Au bout du compte, l’avenir de l’est de la RDC se joue autant dans les couloirs feutrés de la diplomatie régionale qu’au sein des communautés locales divisées. Face à l’influence toujours plus marquée de la solidarité ethnique, la stabilité ne pourra être garantie que par un renforcement des institutions et des engagements fermes contre les ingérences extérieures. Plus que jamais, la région a besoin d’un sursaut collectif pour briser le cycle des conflits et offrir à ses populations l’espoir d’un futur enfin pacifié.
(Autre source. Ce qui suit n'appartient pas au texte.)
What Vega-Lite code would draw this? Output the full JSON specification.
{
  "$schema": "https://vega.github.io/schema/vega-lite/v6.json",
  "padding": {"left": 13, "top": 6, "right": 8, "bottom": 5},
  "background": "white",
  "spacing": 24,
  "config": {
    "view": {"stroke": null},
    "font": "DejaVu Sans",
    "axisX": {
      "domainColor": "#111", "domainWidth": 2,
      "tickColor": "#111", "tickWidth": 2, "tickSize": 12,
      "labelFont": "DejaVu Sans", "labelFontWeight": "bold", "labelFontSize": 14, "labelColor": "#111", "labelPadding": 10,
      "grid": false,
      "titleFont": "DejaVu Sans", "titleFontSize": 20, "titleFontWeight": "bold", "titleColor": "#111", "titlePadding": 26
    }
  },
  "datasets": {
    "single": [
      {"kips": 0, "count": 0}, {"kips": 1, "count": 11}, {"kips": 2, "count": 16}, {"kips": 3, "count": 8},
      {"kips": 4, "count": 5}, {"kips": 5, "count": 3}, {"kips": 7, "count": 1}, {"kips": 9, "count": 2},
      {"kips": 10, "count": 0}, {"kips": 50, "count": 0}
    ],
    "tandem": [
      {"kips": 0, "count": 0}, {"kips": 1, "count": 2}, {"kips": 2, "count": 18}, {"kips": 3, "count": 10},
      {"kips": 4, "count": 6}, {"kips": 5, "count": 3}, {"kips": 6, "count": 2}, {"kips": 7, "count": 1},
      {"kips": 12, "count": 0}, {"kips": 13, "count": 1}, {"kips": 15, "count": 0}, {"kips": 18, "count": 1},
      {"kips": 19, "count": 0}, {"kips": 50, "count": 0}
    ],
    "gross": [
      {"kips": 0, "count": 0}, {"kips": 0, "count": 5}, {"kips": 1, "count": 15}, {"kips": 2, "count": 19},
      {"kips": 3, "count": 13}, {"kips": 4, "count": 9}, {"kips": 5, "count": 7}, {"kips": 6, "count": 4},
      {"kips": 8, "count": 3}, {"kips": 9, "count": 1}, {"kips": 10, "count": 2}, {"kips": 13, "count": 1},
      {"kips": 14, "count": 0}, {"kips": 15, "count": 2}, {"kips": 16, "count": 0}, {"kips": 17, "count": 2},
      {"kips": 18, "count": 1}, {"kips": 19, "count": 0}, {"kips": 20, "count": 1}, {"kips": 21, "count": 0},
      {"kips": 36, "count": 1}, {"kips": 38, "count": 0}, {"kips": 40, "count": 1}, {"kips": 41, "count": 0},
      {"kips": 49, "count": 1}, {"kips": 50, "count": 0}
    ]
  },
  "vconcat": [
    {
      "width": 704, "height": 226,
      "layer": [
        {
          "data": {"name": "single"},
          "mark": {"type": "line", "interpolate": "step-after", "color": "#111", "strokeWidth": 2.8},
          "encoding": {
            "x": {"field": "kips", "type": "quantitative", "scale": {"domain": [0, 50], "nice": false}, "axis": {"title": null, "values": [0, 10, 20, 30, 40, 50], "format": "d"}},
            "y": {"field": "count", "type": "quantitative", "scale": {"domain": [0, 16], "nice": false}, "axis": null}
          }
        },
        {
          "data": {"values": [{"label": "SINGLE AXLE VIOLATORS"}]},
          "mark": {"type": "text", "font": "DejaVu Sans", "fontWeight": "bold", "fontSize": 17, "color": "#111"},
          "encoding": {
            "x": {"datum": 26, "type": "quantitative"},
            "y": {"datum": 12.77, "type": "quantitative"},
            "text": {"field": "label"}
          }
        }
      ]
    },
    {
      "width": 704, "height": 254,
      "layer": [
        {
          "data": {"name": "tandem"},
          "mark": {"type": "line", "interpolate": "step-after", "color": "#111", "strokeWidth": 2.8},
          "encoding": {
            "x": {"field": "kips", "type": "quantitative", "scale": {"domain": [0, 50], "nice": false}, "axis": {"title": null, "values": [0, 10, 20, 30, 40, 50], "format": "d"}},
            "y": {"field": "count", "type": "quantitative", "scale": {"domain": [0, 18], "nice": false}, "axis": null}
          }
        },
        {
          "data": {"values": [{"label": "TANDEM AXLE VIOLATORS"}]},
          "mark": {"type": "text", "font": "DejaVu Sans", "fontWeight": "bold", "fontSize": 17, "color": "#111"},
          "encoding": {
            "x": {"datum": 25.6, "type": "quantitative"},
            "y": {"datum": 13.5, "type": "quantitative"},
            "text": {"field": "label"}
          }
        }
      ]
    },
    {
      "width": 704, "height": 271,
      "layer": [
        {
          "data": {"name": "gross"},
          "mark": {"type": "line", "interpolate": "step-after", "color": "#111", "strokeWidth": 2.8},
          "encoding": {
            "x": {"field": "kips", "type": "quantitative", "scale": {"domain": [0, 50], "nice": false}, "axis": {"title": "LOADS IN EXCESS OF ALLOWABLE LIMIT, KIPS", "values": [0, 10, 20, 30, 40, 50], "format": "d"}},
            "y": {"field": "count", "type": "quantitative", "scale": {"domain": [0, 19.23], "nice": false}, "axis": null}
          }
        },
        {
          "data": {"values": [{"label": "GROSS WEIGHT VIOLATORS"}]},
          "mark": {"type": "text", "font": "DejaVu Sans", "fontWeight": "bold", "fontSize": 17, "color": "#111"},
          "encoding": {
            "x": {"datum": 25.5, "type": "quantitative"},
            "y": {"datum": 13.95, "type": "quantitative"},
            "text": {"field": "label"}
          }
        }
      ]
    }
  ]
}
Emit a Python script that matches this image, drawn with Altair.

Questions pour alimenter la discussion :
- Quel rôle la question ethnique joue-t-elle vraiment dans l’instabilité de la région des Grands Lacs, et comment ces tensions s’enracinent-elles dans l’histoire récente (notamment depuis 1994)?
- Dans quelle mesure les États riverains (Rwanda, Burundi, Ouganda) privilégient-ils leurs intérêts sécuritaires et économiques au détriment de la souveraineté de la RDC?
- Le M23, bien qu’il s’agisse d’un groupe armé congolais, semble bénéficier d’un soutien ou d’une sympathie de la part du Rwanda. Comment expliquer cette ambiguïté, et quelles sont ses implications sur la diplomatie régionale?
- Comment la dimension transfrontalière (familles et communautés éparpillées au-delà des frontières officielles) façonne-t-elle les politiques internes et externes de chaque pays?
- Pourquoi les différents accords régionaux peinent-ils à aborder frontalement la question du tribalisme et à établir des mécanismes de suivi efficaces?
- Quelles actions concrètes la communauté internationale (Nations Unies, Union africaine, etc.) pourrait-elle entreprendre pour encourager une réconciliation durable plutôt que de simples cessez-le-feu temporaires?
- Dans quelles conditions un vrai dialogue inclusif (impliquant dirigeants politiques, communautés locales et groupes rebelles) pourrait-il émerger, et quelles garanties seraient nécessaires pour parvenir à une paix pérenne?
Ressources pour aller plus loin
- Rapports des Nations Unies sur la RDC
- International Crisis Group – Région des Grands Lacs
- Institut de Recherche sur la Paix à Oslo (PRIO)
Tant que le tribalisme et les intérêts politiques dicteront la conduite des États de la région, la paix restera fragile. L’enjeu aujourd’hui est de prendre la mesure des manipulations ethniques transfrontalières pour bâtir un avenir où la souveraineté de chacun serait enfin respectée.